--- Start Given information ---
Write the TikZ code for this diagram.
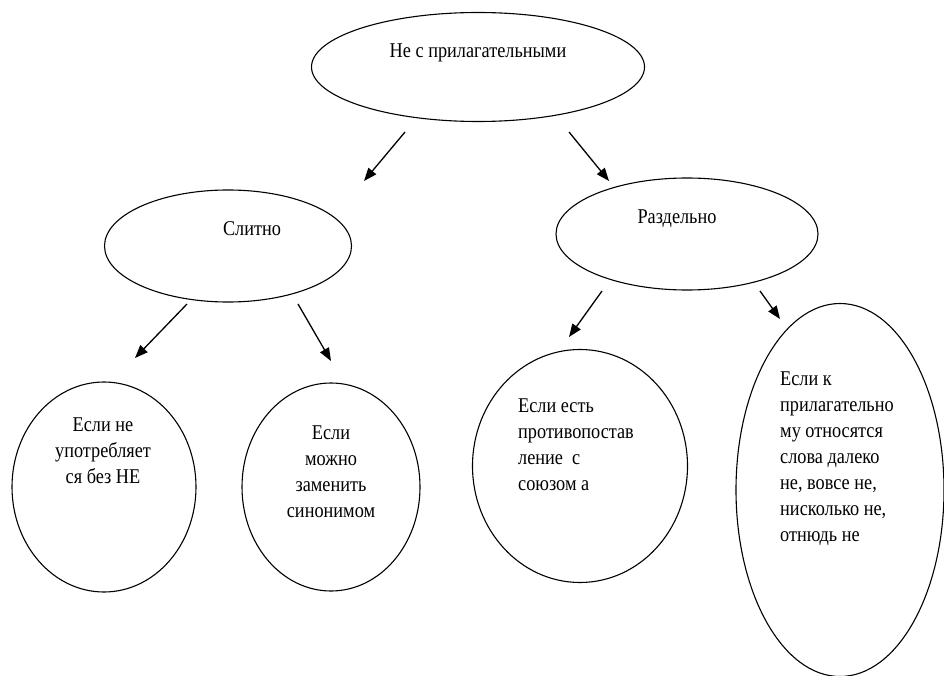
\documentclass[tikz,border=0pt]{standalone}
\usepackage{fontspec}
\setmainfont{Liberation Serif}
\newfontfamily\tnr[FakeStretch=0.87]{Liberation Serif}
\usetikzlibrary{shapes.geometric,arrows.meta}
\begin{document}
\begin{tikzpicture}[x=1pt,y=-1pt,
  oval/.style={draw,ellipse,line width=1.1pt,inner sep=0pt},
  txt/.style={inner sep=0pt,font=\tnr\fontsize{21}{26}\selectfont},
  arr/.style={line width=1.3pt,-{Triangle[length=13pt,width=10pt]}}]
\useasboundingbox (0,0) rectangle (944,676);
% ellipses
\node[oval,minimum width=333pt,minimum height=109pt] (top) at (478,67) {};
\node[oval,minimum width=247pt,minimum height=112pt] (slit) at (228,246) {};
\node[oval,minimum width=262pt,minimum height=112pt] (razd) at (687,234) {};
\node[oval,minimum width=184pt,minimum height=210pt] (b1) at (104,487) {};
\node[oval,minimum width=178pt,minimum height=208pt] (b2) at (331,487) {};
\node[oval,minimum width=215pt,minimum height=233pt] (b3) at (580,466) {};
\node[oval,minimum width=208pt,minimum height=373pt] (b4) at (840,490) {};
% texts
\node[txt] (ttop) at (478,53) {Не с прилагательными};
\node[txt] (tslit) at (252,229) {Слитно};
\node[txt] (trazd) at (677,219) {Раздельно};
\node[txt,align=center,anchor=north] (t1) at (103,418) {Если не\\употребляет\\ся без НЕ};
\node[txt,align=center,anchor=north] (t2) at (331,426) {Если\\можно\\заменить\\синонимом};
\node[txt,align=left,anchor=north west] (t3) at (518,399) {Если есть\\противопостав\\ление~ с\\союзом а};
\node[txt,align=left,anchor=north west] (t4) at (780,372) {Если к\\прилагательно\\му относятся\\слова далеко\\не, вовсе не,\\нисколько не,\\отнюдь не};
% arrow end points
\coordinate (a1s) at (405,132); \coordinate (a1e) at (364,181);
\coordinate (a2s) at (569,132); \coordinate (a2e) at (609,181);
\coordinate (a3s) at (187,304); \coordinate (a3e) at (135,358);
\coordinate (a4s) at (298,304); \coordinate (a4e) at (331,361);
\coordinate (a5s) at (602,291); \coordinate (a5e) at (569,337);
\coordinate (a6s) at (760,291); \coordinate (a6e) at (780,319);
\draw[arr] (a1s) -- (a1e);
\draw[arr] (a2s) -- (a2e);
\draw[arr] (a3s) -- (a3e);
\draw[arr] (a4s) -- (a4e);
\draw[arr] (a5s) -- (a5e);
\draw[arr] (a6s) -- (a6e);
\end{tikzpicture}
\end{document}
--- End Given information ---
Exercise prompt: Copy the material shown above in full and exactly. Skip the pictures.

The solution:
Write the TikZ code for this diagram.
\documentclass[tikz,border=0pt]{standalone}
\usepackage{fontspec}
\setmainfont{Liberation Serif}
\newfontfamily\tnr[FakeStretch=0.87]{Liberation Serif}
\usetikzlibrary{shapes.geometric,arrows.meta}
\begin{document}
\begin{tikzpicture}[x=1pt,y=-1pt,
  oval/.style={draw,ellipse,line width=1.1pt,inner sep=0pt},
  txt/.style={inner sep=0pt,font=\tnr\fontsize{21}{26}\selectfont},
  arr/.style={line width=1.3pt,-{Triangle[length=13pt,width=10pt]}}]
\useasboundingbox (0,0) rectangle (944,676);
% ellipses
\node[oval,minimum width=333pt,minimum height=109pt] (top) at (478,67) {};
\node[oval,minimum width=247pt,minimum height=112pt] (slit) at (228,246) {};
\node[oval,minimum width=262pt,minimum height=112pt] (razd) at (687,234) {};
\node[oval,minimum width=184pt,minimum height=210pt] (b1) at (104,487) {};
\node[oval,minimum width=178pt,minimum height=208pt] (b2) at (331,487) {};
\node[oval,minimum width=215pt,minimum height=233pt] (b3) at (580,466) {};
\node[oval,minimum width=208pt,minimum height=373pt] (b4) at (840,490) {};
% texts
\node[txt] (ttop) at (478,53) {Не с прилагательными};
\node[txt] (tslit) at (252,229) {Слитно};
\node[txt] (trazd) at (677,219) {Раздельно};
\node[txt,align=center,anchor=north] (t1) at (103,418) {Если не\\употребляет\\ся без НЕ};
\node[txt,align=center,anchor=north] (t2) at (331,426) {Если\\можно\\заменить\\синонимом};
\node[txt,align=left,anchor=north west] (t3) at (518,399) {Если есть\\противопостав\\ление~ с\\союзом а};
\node[txt,align=left,anchor=north west] (t4) at (780,372) {Если к\\прилагательно\\му относятся\\слова далеко\\не, вовсе не,\\нисколько не,\\отнюдь не};
% arrow end points
\coordinate (a1s) at (405,132); \coordinate (a1e) at (364,181);
\coordinate (a2s) at (569,132); \coordinate (a2e) at (609,181);
\coordinate (a3s) at (187,304); \coordinate (a3e) at (135,358);
\coordinate (a4s) at (298,304); \coordinate (a4e) at (331,361);
\coordinate (a5s) at (602,291); \coordinate (a5e) at (569,337);
\coordinate (a6s) at (760,291); \coordinate (a6e) at (780,319);
\draw[arr] (a1s) -- (a1e);
\draw[arr] (a2s) -- (a2e);
\draw[arr] (a3s) -- (a3e);
\draw[arr] (a4s) -- (a4e);
\draw[arr] (a5s) -- (a5e);
\draw[arr] (a6s) -- (a6e);
\end{tikzpicture}
\end{document}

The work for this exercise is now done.